The servers that store the confidential information are housed at Q9 Networks Inc.’s data centre, located in Toronto with another facility in New York.

Ultimately, the goal of what the service can offer is “to completely hide the customer’s mail system from the public Internet and protect them at the same time,” Harsfai said.

The idea of having another organization manage your company’s e-mail server is but one option organizations have to choose from. In a recent study compiled by Osterman Research, enterprises were asked: how would you most prefer to have your junk mail handled? Surprisingly, larger organizations responded they would rather see spam fought in-house at either the server or gateway level, explained company founder Michael Osterman in Black Diamond, Wash.
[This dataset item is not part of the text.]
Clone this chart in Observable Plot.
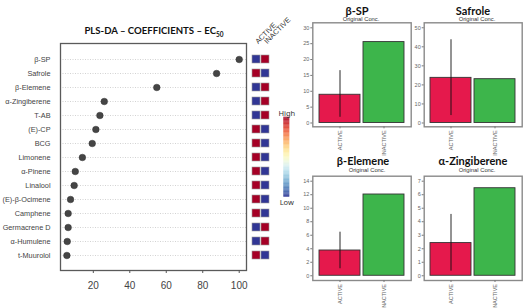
<!DOCTYPE html>
<html><head><meta charset="utf-8">
<script src="https://cdn.jsdelivr.net/npm/d3@7"></script>
<script src="https://cdn.jsdelivr.net/npm/@observablehq/plot@0.6"></script>
<style>
body{margin:0;background:#fff;}
#root{position:relative;width:529px;height:308px;overflow:hidden;background:#fff;font-family:"Liberation Sans",Arial,sans-serif;}
#root svg{position:absolute;background:transparent;}
.ttl{position:absolute;text-align:center;font-family:Lato,"Open Sans",sans-serif;font-weight:bold;color:#111;white-space:nowrap;}
.sub{position:absolute;text-align:center;font-family:"Liberation Sans",Arial,sans-serif;color:#333;white-space:nowrap;}
</style></head><body><div id="root"></div>
<script>
// ---------- data ----------
const compounds = ["β-SP","Safrole","β-Elemene","α-Zingiberene","T-AB","(E)-CP","BCG","Limonene","α-Pinene","Linalool","(E)-β-Ocimene","Camphene","Germacrene D","α-Humulene","t-Muurolol"];
const coefficients = [100, 87.6, 54.8, 26, 23.6, 21.4, 19.4, 14, 10.1, 9.5, 7.5, 6.2, 6.2, 5.7, 5.5];
const activeHigh = [0, 1, 0, 0, 0, 1, 1, 1, 1, 1, 1, 1, 0, 0, 1]; // 1 = High for ACTIVE (INACTIVE opposite)
const groups = ["ACTIVE", "INACTIVE"];
const coefTicks = [20, 40, 60, 80, 100];

const panelTitles = ["β-SP", "Safrole", "β-Elemene", "α-Zingiberene"];
const panelSubtitle = "Original Conc.";
const activeMeans = [8.9, 23.7, 3.74, 2.42];
const inactiveMeans = [25.5, 23.0, 12.03, 6.48];
const activeErrLow = [1.8, 3.9, 1.04, 0.34];
const activeErrHigh = [16.5, 43.7, 6.45, 4.54];
const panelTicks = [[0,5,10,15,20,25,30],[0,10,20,30,40,50],[0,2,4,6,8,10,12,14],[0,1,2,3,4,5,6,7]];
const panelDomains = [[-1.2,31.58],[-2.0,52.6],[-0.7,14.74],[-0.35,7.37]];

const root = document.getElementById("root");
function place(el, left, top){ el.style.left = left+"px"; el.style.top = top+"px"; root.appendChild(el); }

// ---------- title ----------
const t = document.createElement("div");
t.className = "ttl";
t.style.cssText = "left:60px;width:188px;top:25px;font-size:9.6px;";
t.innerHTML = "PLS-DA – COEFFICIENTS – EC<sub style='font-size:6.5px'>50</sub>";
root.appendChild(t);

// ---------- dot plot ----------
const dotData = compounds.map((c,i)=>({compound:c, coef:coefficients[i]}));
const dotPlot = Plot.plot({
  width: 250, height: 308,
  marginLeft: 60, marginRight: 4, marginTop: 43, marginBottom: 38,
  style: {background:"transparent", color:"#333", fontFamily:"Liberation Sans, Arial, sans-serif"},
  x: {domain:[2,104]},
  y: {type:"point", domain:compounds, padding:1},
  marks: [
    Plot.ruleY(compounds, {y:d=>d, stroke:"#c8c8c8", strokeDasharray:"1,1.5", strokeWidth:0.8}),
    Plot.frame({stroke:"#5a5a5a", strokeWidth:1.3}),
    Plot.dot(dotData, {x:"coef", y:"compound", r:3.3, fill:"#454545", stroke:"#333", strokeWidth:0.5}),
    Plot.axisX({ticks:coefTicks, tickSize:3, tickPadding:8, fontSize:10, label:null, stroke:"#555", fill:"#444"}),
    Plot.axisY({tickSize:0, tickPadding:10, fontSize:7.3, label:null, fill:"#444"})
  ]
});
place(dotPlot, 0, 0);

// ---------- heatmap ----------
const heatData = compounds.flatMap((c,i)=>[
  {compound:c, group:"ACTIVE", level:activeHigh[i]},
  {compound:c, group:"INACTIVE", level:1-activeHigh[i]}
]);
const heat = Plot.plot({
  width: 48, height: 308,
  marginLeft: 4, marginRight: 26, marginTop: 43, marginBottom: 38,
  style: {background:"transparent", overflow:"visible"},
  x: {type:"band", domain:groups, paddingInner:0.1, paddingOuter:0, axis:null},
  y: {type:"band", domain:compounds, paddingInner:0.436, paddingOuter:0.718, axis:null},
  color: {type:"linear", domain:[0,1], scheme:"RdYlBu", reverse:true},
  marks: [
    Plot.cell(heatData, {x:"group", y:"compound", fill:"level", stroke:"#999", strokeWidth:0.6}),
    Plot.text(groups, {x:d=>d, text:d=>d, frameAnchor:"top", dy:-3, dx:-2, rotate:-45, textAnchor:"start", fontSize:7.3, fill:"#333", fontFamily:"Liberation Sans, Arial, sans-serif"})
  ]
});
place(heat, 248, 0);

// ---------- color legend ----------
const stops = d3.range(0, 1, 0.01);
const legend = Plot.plot({
  width: 24, height: 120,
  marginLeft: 7.3, marginRight: 10.7, marginTop: 21.7, marginBottom: 18.3,
  style: {background:"transparent", overflow:"visible"},
  x: {domain:[0,1], axis:null},
  y: {domain:[0,1], axis:null},
  color: {type:"linear", domain:[0,1], scheme:"RdYlBu", reverse:true},
  marks: [
    Plot.rect(stops, {y1:d=>d, y2:d=>Math.min(1,d+0.011), fill:d=>d+0.005}),
    Plot.text(["High"], {text:d=>d, frameAnchor:"top", dy:-7, fontSize:7.5, fill:"#333"}),
    Plot.text(["Low"], {text:d=>d, frameAnchor:"bottom", dy:8, fontSize:7.5, fill:"#333"})
  ]
});
place(legend, 276, 95);

// ---------- bar panels ----------
const panelBoxes = [
  {left:296, top:0,   width:116, height:150, ml:16.3, mr:1.3, mt:22.3, mb:23.7, tx:357, ty:4,   sy:15.5},
  {left:412, top:0,   width:114, height:150, ml:11.7, mr:4.3, mt:22.3, mb:23.7, tx:473, ty:4,   sy:15.5},
  {left:296, top:150, width:116, height:158, ml:16.3, mr:1.3, mt:25.7, mb:28,   tx:363, ty:154, sy:167},
  {left:412, top:150, width:114, height:158, ml:11.7, mr:4.3, mt:25.7, mb:28,   tx:473, ty:154, sy:167}
];
panelTitles.forEach((title, i) => {
  const b = panelBoxes[i];
  const bars = groups.map((g,j)=>({group:g, value: j===0 ? activeMeans[i] : inactiveMeans[i]}));
  const err = [{group:"ACTIVE", lo:activeErrLow[i], hi:activeErrHigh[i]}];
  const p = Plot.plot({
    width: b.width, height: b.height,
    marginLeft: b.ml, marginRight: b.mr, marginTop: b.mt, marginBottom: b.mb,
    style: {background:"transparent", overflow:"visible", fontFamily:"Liberation Sans, Arial, sans-serif"},
    x: {type:"band", domain:groups, paddingInner:0.075, paddingOuter:0.15},
    y: {domain:panelDomains[i]},
    color: {domain:groups, range:["#e5194c","#3db54b"]},
    marks: [
      Plot.frame({stroke:"#8a8a8a", strokeWidth:1.4}),
      Plot.barY(bars, {x:"group", y1:0, y2:"value", fill:"group", stroke:"#333", strokeWidth:0.9}),
      Plot.ruleX(err, {x:"group", y1:"lo", y2:"hi", stroke:"#111", strokeWidth:0.9}),
      Plot.axisY({ticks:panelTicks[i], tickSize:2, tickPadding:1.5, fontSize:5.5, fill:"#666", stroke:"#777", label:null}),
      Plot.axisX({tickSize:2, tickPadding:1.5, tickRotate:-90, fontSize:5.5, fill:"#666", stroke:"#777", label:null})
    ]
  });
  place(p, b.left, b.top);
  const tt = document.createElement("div");
  tt.className = "ttl";
  tt.style.cssText = `left:${b.tx-50}px;width:100px;top:${b.ty}px;font-size:11px;`;
  tt.textContent = title;
  root.appendChild(tt);
  const st = document.createElement("div");
  st.className = "sub";
  st.style.cssText = `left:${b.tx-50+4}px;width:100px;top:${b.sy}px;font-size:5.8px;`;
  st.textContent = panelSubtitle;
  root.appendChild(st);
});
</script></body></html>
He estimated that one in three e-mails now processed is spam, and as draining as that is on storage requirements coupled with the strains increased on messaging processing cycles, most companies would prefer to deal with spam rather than suffer the possible repercussions.

“You’d rather get lots of spam than miss that critical message from your key partner or biggest customer,” he said. It’s an issue Osterman called “dealing with a false positive.” It’s a case where the user would choose to view the quarantined item just to make sure that it isn’t something critical or urgent.

Bob Fabian, a Toronto-based independent consult, says that on average, he receives between 50 and 100 junk e-mails per day – or half of his e-mail. It is a problem that has left Fabian frustrated.

“Spam has grown to the level where it’s uncontrollable,” he said.

Organizations interested in sampling 800onemail’s managed e-mail service can receive the service for free for 30 days if the company is contacted before November 30, 2002. The offering is available to all organizations, regardless of size. Harsfai said the flat fee is $5 per user, per service, per month.